Album Review: BLACK SWAN: "A
Bitter Toast to my Inner Most" by
I met Black Swan on Newbury
Street. After making my morning loot, I travel up Noob and get my
Tealuxe or Americano. I look in Karmaloop, CD Spins, Army Navy,
and
make my way up to Mass Ave, Cosmic Cafe and Comicopia over at
Kenmore.
Usually by the corner of Mass Ave I have met an emcee or a beatmaker.
Today
was no different. I
passed a graf dealer on Steve's corner. Then I met the very
animated
Black Swan passing out his new CD. In typical Boston fashion, an
artist has poured his soul into a 12 by 12 centimeter treat only to
horrify and bewilder passers by who cannot tell the difference between
bums, chums, and brothers handing out sugar plums.
Swan gave me a pound, I traded my disc for his disc. Gave him a
mag. He said he got reviewed in True Mag. I said that's
good news. He's got another review now. But first I wanted
to tell y'all that peeps are trying to get by, but it's also straight
up love out here. Don't panic.
Next day, I hopped on the bus with my discman. I always
think: Nice dude, too bad his CD is gonna suck. >>Not
this time, boy.<< First: Black Swan is a lyrical don!
I was taken at first by the title: A Bitter Toast
to my Inner Most. That's straight up hip hop. For
those who don't know, hip hop ain't an album. It ain't your
gear. Hip hop is psychological. The title of that album
comes across right away as: this dude's for real.
So I was not disappointed, with that lead-in, that there was at least
going to be something catchy on this CD. My fears that it would
be weak production were soon erased. This disc is an obvious
accumulation of lots of hard work dropped down from a lot of different
studio tapes and even some direct drops, lovingly transported like holy
relix from format to format, the best of the best all put in one silver
circle. People on the sidewalk don't even know. (The only
downside was that some tracks need to be normalized so that the whole
disc is loud.)
The Tracks:
1) Things Have
Changed
Dismisses all
doubt. Serious emcee at work. Chorus Girl sings a little
flat.
2) Rain
Annie Lennox
Loop. Listened to this hyper-dirty south track ten times straight.
Homey's got a swan call. Fucking tight. Hard to finish the
whole review. Keep pressing repeat. Help!
3) Beanstyle
Hook
Track. Chacka Chacka. Snatch your breath. Droppin'
deep.
4) Soul
Possession
Sounds like
Chi Coltrane pie-anos. A Serious banger.
Biographical. Flawless Lyrics. Chorus vox sample is
outrageous! Great chipping snare. Is he singing?!
Ohhhhh Shit!
5) Domestic Violence
Brilliant
lyrics. Track needs more change ups, but it's one of those cases
where you can really feel the beat and just flow. One more round
of production. Chick hook vox are amazing!
6) Mind
Over Body
Hill Street
Blues style keyboard changes with different notes. Nice warm
bass. Rainy day music, which we need around here.
7) New
Millenium
Lyrics
tight. A very practiced emcee. Drum machine track.

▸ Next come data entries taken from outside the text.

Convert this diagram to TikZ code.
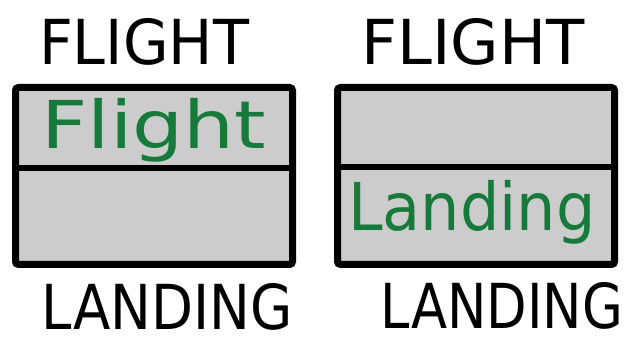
\documentclass[tikz,border=0pt]{standalone}
\usepackage{fontspec}
\setmainfont{DejaVu Sans}
\usepackage{graphicx}
\usetikzlibrary{positioning}

\definecolor{inkgreen}{RGB}{22,122,58}
\definecolor{panelgray}{RGB}{204,204,204}

\begin{document}
\begin{tikzpicture}[
  x=1pt, y=-1pt,
  every node/.style={align=center, inner sep=0pt},
  panel/.style   ={rectangle, rounded corners=3pt, draw=black, line width=7pt,
                   fill=panelgray, minimum width=277pt, minimum height=177pt},
  divider/.style ={draw=black, line width=6pt},
  caption/.style ={font=\fontsize{62}{62}\selectfont, text=black},
  note/.style    ={font=\fontsize{66}{66}\selectfont, text=inkgreen},
]

% --- cadre ---
\useasboundingbox (0,0) rectangle (632,344);

% --- Panneau gauche ---
\node[panel] (boxA) at (154,176) {};
\draw[divider] (boxA.west |- 0,168) -- (boxA.east |- 0,168);
\node[caption] (topA) at (144,42)  {\scalebox{0.95}[1]{FLIGHT}};
\node[caption] (botA) at (167,307) {\scalebox{0.88}[1]{LANDING}};
\node[note]    (inA)  at (154,130) {\scalebox{1.22}[1]{Flight}};

% --- Panneau droit ---
\node[panel] (boxB) at (476,176) {};
\draw[divider] (boxB.west |- 0,167) -- (boxB.east |- 0,167);
\node[caption] (topB) at (473,42)  {\scalebox{1.01}[1]{FLIGHT}};
\node[caption] (botB) at (502,306) {\scalebox{0.85}[1]{LANDING}};
\node[note]    (inB)  at (472,212) {\scalebox{0.94}[1]{Landing}};

\end{tikzpicture}
\end{document}
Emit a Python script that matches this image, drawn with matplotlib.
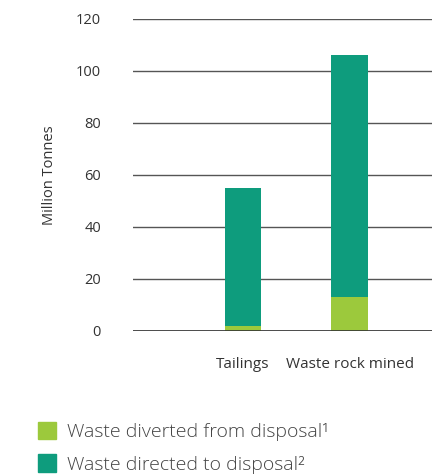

Needs E.Q.ing. Something else in the midrange, more
changeups. Good track, but a filler track. A few tweaks
will bring that up to solid chrome.
8) Bitter Toast
I fucking love
this track. This is it, baby. The title track. A
promise of dopeness fulfilled. Haunting sample. Cathedral
sounding. Lyrics are straight love. Man to
woman. Emcee to listener. Heart on a plate.
It's right there. Take it!
9) Live
On Location
Dropped from a
strange source. Needs normalization. No doubt an excellent track,
right now, it's a dim moon orbiting the album.
10) Don't Lie
Down
Quietest track
on the album. Better than track 9. Oh so dirty harry horn
crescendoes on the break downs. I'm telling you. This is
best song number five. Dudley Style in there. Lots of best songs
on this album.
I am proud to represent this emcee anywhere. He's got mad
projects ahead of himself. Black Swan aka Shadow aka Mr.
Speakitshallbeit. I know he gets around, but I am so glad this is
from Boston. Emcees will learn to push out sound from all around
the country and style mark their shit as being from here. Swan is
plain proof.
Swan shouted out Quinton Tech Productions as beatmakers. I dunno
if they did the whole album, but it must be released at a higher level
of commercialism. D.I.Y. version is on point, (shrinkwraped
slimline CD-R) but bring those grafix, inserts, notes, and mastering!